On my daily visits, the prisoners often told me about what they had to endure in interrogation sessions. I witnessed some of the broken teeth and bruises that many came back with. Despite the physical abuse, most of the direct complaints I received were about religious persecution. Guards desecrated the Qur’an and made the prisoners bow at the centre of satanic circles. The official military line was that torture did not happen at Guantánamo. As an insider, I knew this was a lie. Some guards were great, while others were abusive.
I was aware of who the likely abusive ones were because when I came on to the scene, they would alert the other guards with a shout of, “Chaplain on the block.” There were three prisoners held in a separate location – Camp Iguana – because they were only 12 to 14 years old. The guards there were excellent.
I performed the Muslim prayer service at the chapel every Friday and led a vibrant American Muslim community. This raised suspicions, and FBI agents would turn up at the chapel to monitor us.

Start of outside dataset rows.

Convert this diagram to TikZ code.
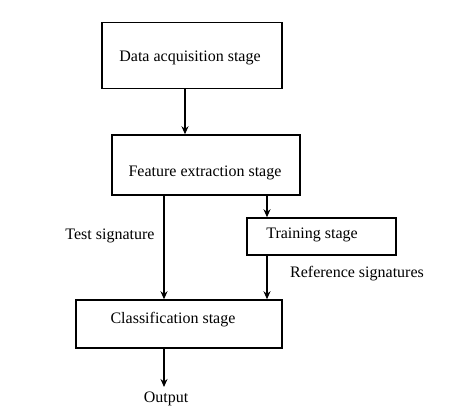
\documentclass[tikz,border=0pt]{standalone}
\usepackage{fontspec}
\setmainfont{Liberation Serif}
\usetikzlibrary{arrows.meta}
\begin{document}
\begin{tikzpicture}[x=1pt,y=-1pt,
  stagebox/.style={draw,line width=1.5pt,inner sep=0pt},
  lbl/.style={inner sep=0pt,font=\fontsize{16}{19}\selectfont},
  flow/.style={line width=1.5pt,-{Stealth[length=8pt,width=7pt]}}]
\useasboundingbox (0,0) rectangle (460,408);
\node[stagebox,minimum width=180pt,minimum height=66pt] (acq) at (192,55.5) {};
\node[stagebox,minimum width=188pt,minimum height=60pt] (feat) at (206,165) {};
\node[stagebox,minimum width=149pt,minimum height=37pt] (train) at (321.5,236.5) {};
\node[stagebox,minimum width=206pt,minimum height=48pt] (cls) at (179,324) {};
\node[lbl] (tacq) at (190,58) {Data acquisition stage};
\node[lbl] (tfeat) at (205,173) {Feature extraction stage};
\node[lbl] (ttrain) at (312,235) {Training stage};
\node[lbl] (tcls) at (173,320) {Classification stage};
\node[lbl] (ttest) at (110,236) {Test signature};
\node[lbl] (tref) at (357,274) {Reference signatures};
\node[lbl] (out) at (166,399) {Output};
\coordinate (outend) at (164,387);
\draw[flow] (acq.south -| 185,0) -- (feat.north -| 185,0);
\draw[flow] (feat.south -| 164,0) -- (cls.north -| 164,0);
\draw[flow] (feat.south -| 267,0) -- (train.north -| 267,0);
\draw[flow] (train.south -| 267,0) -- (cls.north -| 267,0);
\draw[flow] (cls.south -| 164,0) -- (outend);
\end{tikzpicture}
\end{document}
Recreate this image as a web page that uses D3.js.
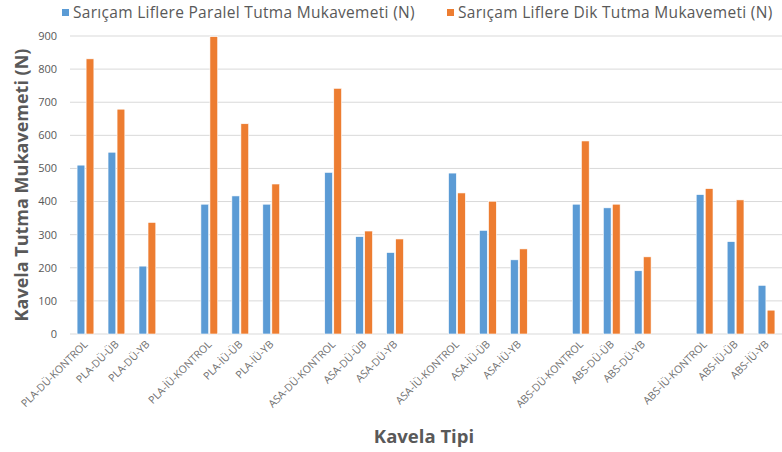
<!DOCTYPE html>
<html>
<head>
<meta charset="utf-8">
<script src="https://cdn.jsdelivr.net/npm/d3@7"></script>
<style>
  body { margin: 0; background: #fff; }
  svg { display: block; font-family: "Open Sans", "DejaVu Sans", sans-serif; }
</style>
</head>
<body>
<svg id="chart" width="782" height="452"></svg>
<script>
const categories = [
  'PLA-DÜ-KONTROL', 'PLA-DÜ-ÜB', 'PLA-DÜ-YB',
  'PLA-İÜ-KONTROL', 'PLA-İÜ-ÜB', 'PLA-İÜ-YB',
  'ASA-DÜ-KONTROL', 'ASA-DÜ-ÜB', 'ASA-DÜ-YB',
  'ASA-İÜ-KONTROL', 'ASA-İÜ-ÜB', 'ASA-İÜ-YB',
  'ABS-DÜ-KONTROL', 'ABS-DÜ-ÜB', 'ABS-DÜ-YB',
  'ABS-İÜ-KONTROL', 'ABS-İÜ-ÜB', 'ABS-İÜ-YB'
];
const paralel = [510, 549, 205, 392, 417, 392, 488, 294, 246, 486, 313, 224, 392, 381, 191, 421, 279, 147];
const dik     = [831, 679, 337, 898, 635, 453, 742, 311, 287, 426, 401, 257, 583, 392, 233, 439, 405, 72];
const seriesNames = ['Sarıçam Liflere Paralel Tutma Mukavemeti (N)', 'Sarıçam Liflere Dik Tutma Mukavemeti (N)'];
const colors = ['#5B9BD5', '#ED7D31'];
const yTicks = [0, 100, 200, 300, 400, 500, 600, 700, 800, 900];

(function () {
  const svg = d3.select('#chart');
  const plotL = 70, plotR = 782, plotT = 36, plotB = 334;

  // every 3 categories an empty slot follows (as in the original sheet)
  const slotOf = i => i + Math.floor(i / 3);
  const nSlots = slotOf(categories.length - 1) + 1;

  const x = d3.scaleBand().domain(d3.range(nSlots)).range([plotL, plotR]);
  const inner = d3.scaleBand().domain([0, 1])
    .range([x.bandwidth() / 2 - 8.4, x.bandwidth() / 2 + 8.4]).paddingInner(0.14);
  const y = d3.scaleLinear().domain([0, 900]).range([plotB, plotT]);

  // grid
  svg.append('g')
    .selectAll('line').data(yTicks).join('line')
    .attr('x1', plotL).attr('x2', plotR)
    .attr('y1', d => y(d)).attr('y2', d => y(d))
    .attr('stroke', '#d9d9d9').attr('stroke-width', 1);

  // y tick labels
  svg.append('g')
    .selectAll('text').data(yTicks).join('text')
    .attr('x', 57).attr('y', d => y(d)).attr('dy', '0.35em')
    .attr('text-anchor', 'end')
    .attr('font-size', 11).attr('fill', '#595959')
    .text(d => d);

  // bars
  const rows = categories.map((c, i) => ({ c, i, vals: [paralel[i], dik[i]] }));
  const groups = svg.append('g').selectAll('g').data(rows).join('g')
    .attr('transform', d => `translate(${x(slotOf(d.i))},0)`);
  groups.selectAll('rect').data(d => d.vals.map((v, s) => ({ v, s }))).join('rect')
    .attr('x', d => inner(d.s))
    .attr('width', inner.bandwidth())
    .attr('y', d => y(d.v))
    .attr('height', d => y(0) - y(d.v))
    .attr('fill', d => colors[d.s])
    .attr('stroke', '#fff').attr('stroke-width', 0.6);

  // x labels
  svg.append('g')
    .selectAll('text').data(rows).join('text')
    .attr('transform', d => `translate(${x(slotOf(d.i)) + x.bandwidth() / 2 + 3},${plotB + 11}) rotate(-45)`)
    .attr('text-anchor', 'end')
    .attr('font-size', 10.5).attr('fill', '#6f6f6f')
    .text(d => d.c);

  // axis titles
  svg.append('text')
    .attr('transform', `translate(28,${(plotT + plotB) / 2}) rotate(-90)`)
    .attr('text-anchor', 'middle')
    .attr('font-size', 18).attr('font-weight', 'bold').attr('fill', '#595959')
    .text('Kavela Tutma Mukavemeti (N)');

  svg.append('text')
    .attr('x', 424).attr('y', 443)
    .attr('text-anchor', 'middle')
    .attr('font-size', 18.5).attr('font-weight', 'bold').attr('fill', '#595959')
    .text('Kavela Tipi');

  // legend
  const legendX = [62, 447];
  const legend = svg.append('g').selectAll('g').data(seriesNames).join('g')
    .attr('transform', (d, i) => `translate(${legendX[i]},13)`);
  legend.append('rect')
    .attr('x', 0).attr('y', -4).attr('width', 7).attr('height', 7)
    .attr('fill', (d, i) => colors[i]);
  legend.append('text')
    .attr('x', 11).attr('y', 0).attr('dy', '0.35em')
    .attr('font-size', 15.5).attr('letter-spacing', 0.3).attr('fill', '#595959')
    .text(d => d);
})();
</script>
</body>
</html>
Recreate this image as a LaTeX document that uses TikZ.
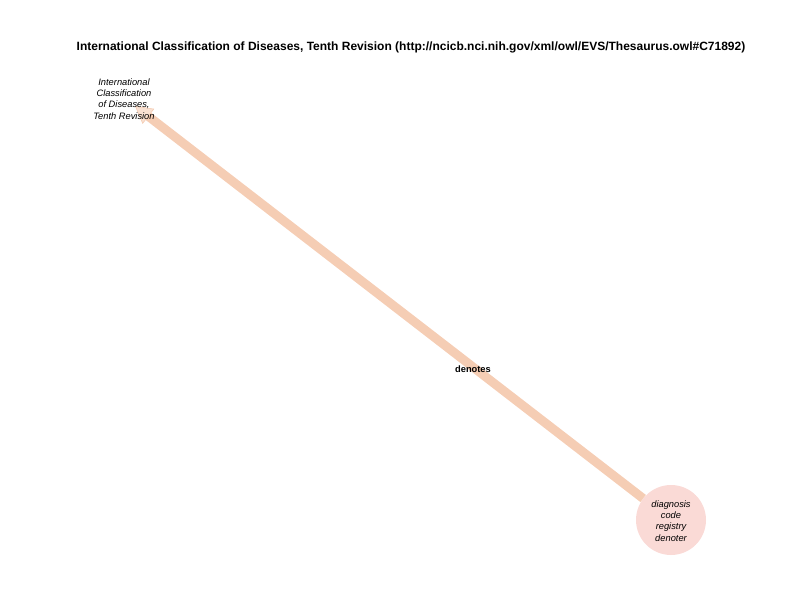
\documentclass[tikz,border=0pt]{standalone}
\usepackage{fontspec}
\setmainfont{Liberation Sans}
\usetikzlibrary{arrows.meta}
\definecolor{edgec}{RGB}{245,205,180}
\definecolor{nodec}{RGB}{250,218,214}
\tikzset{
  lbl/.style={font=\fontsize{9.3}{11.3}\selectfont\itshape, align=center, inner sep=0pt},
  conn/.style={draw=edgec, line width=9pt, -{Triangle[width=19pt,length=17pt,line width=0.6pt,fill=edgec!60,color=edgec]}},
  elbl/.style={font=\fontsize{9.3}{11}\selectfont\bfseries, inner sep=1pt}
}
\begin{document}
\begin{tikzpicture}[x=1pt,y=-1pt]
\useasboundingbox (0,0) rectangle (792,612);
\node[font=\fontsize{12}{14}\selectfont\bfseries] (title) at (411,47) {International Classification of Diseases, Tenth Revision (http://ncicb.nci.nih.gov/xml/owl/EVS/Thesaurus.owl\#C71892)};
\node[circle, fill=nodec, minimum size=70pt, inner sep=0pt] (b) at (671,520) {};
\coordinate (a) at (135,106);
\draw[conn] (b) -- (a);
\node[lbl] (at) at (124,99) {International\\Classification\\of Diseases,\\Tenth Revision};
\node[lbl] (bt) at (671,521) {diagnosis\\code\\registry\\denoter};
\node[elbl] (el) at (473,369) {denotes};
\end{tikzpicture}
\end{document}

When I began submitting formal reports on how the prisoners were being abused, I was accused of siding with terrorists. It became clear the officers in charge wanted me out – I was marginalised and under surveillance.
Towards the end of my tour, I took two weeks of leave, with the intention of going back to Fort Lewis to set everything up for the return of my wife and daughter. I left the base and got on a plane to the Jacksonville naval station in Florida.
When we landed, I was taken to a room and questioned by the FBI. I was charged with spying, espionage, aiding the enemy, mutiny and sedition.
After being imprisoned in Florida for six days, I was moved to the Consolidated Naval Brig in Charleston, South Carolina, where I spent 70 days, mostly in solitary confinement. On the way there, I was subjected to the same sensory deprivation and shackling I’d seen at Guantánamo. It was a harrowing ordeal.
Although I was cleared of all charges and returned to Fort Lewis, it became clear that I wasn’t trusted.
The Bush administration failed my country and the world in the most grievous way. They set up the prison at Guantánamo Bay believing it would be outside the law. Very early on, they knew that most of the prisoners were innocent, but they kept them there because releasing them would look bad.
I had great hopes for Barack Obama when he said he would close the prison camp, but those hopes vanished. It’s Joe Biden’s obligation now to fulfil Obama’s promise.
Today, I work with veterans, using art to help them come to terms with the horrors of war. In part, I left so I could tell my story, to speak the truth about Guantánamo. I’ve been doing that ever since.